The Federal Open Market Committee (FOMC) holds a two-day policy meeting on 29-30 October 2013. The lack of data may make it harder for the Federal Reserve to assess the economy's strength as policy makers mull the timing of reductions in bond buying. Government data from payrolls to retail sales will be delayed as long as the shutdown continues. On 18 September 2013, the Fed surprised economists and investors with its decision to delay scaling back its stimulus amid concerns about the strength of the economic recovery.

In Europe, Bank of England's (BoE) monetary policy announcement is due later in the global day today, 10 October 2013. The BoE is expected to keep rates steady at 0.5% as the central bank has tied any changes in rates to a drop in the unemployment rate to 7%. Also, the bank is expected to retain the level of its 375 billion quantitative easing program.

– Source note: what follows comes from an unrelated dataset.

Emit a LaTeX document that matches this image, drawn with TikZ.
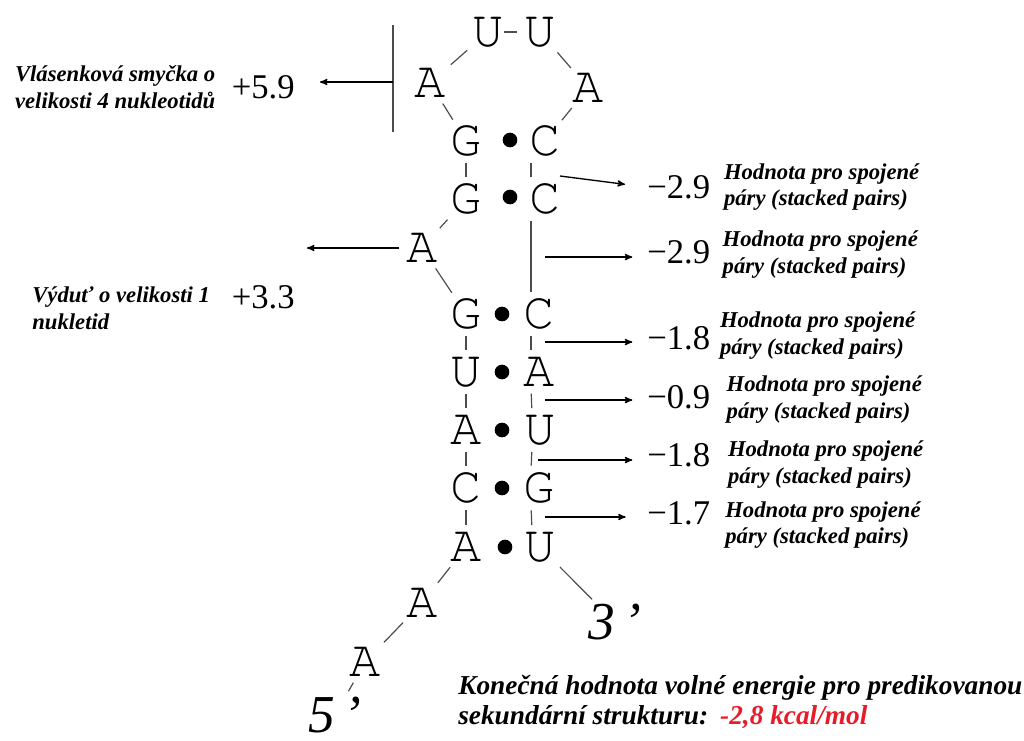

Brazil's central bank on Wednesday raised the country's baseline lending rate once more by half a point, as expected. But the central bank disappointed some investors by giving no sign that it will slow the pace of rate hikes going forward. In a unanimous vote, the monetary policy committee, or Copom, raised the Selic rate to 9.5%.

The OPEC is slated to release its monthly oil report later today, 10 October 2013.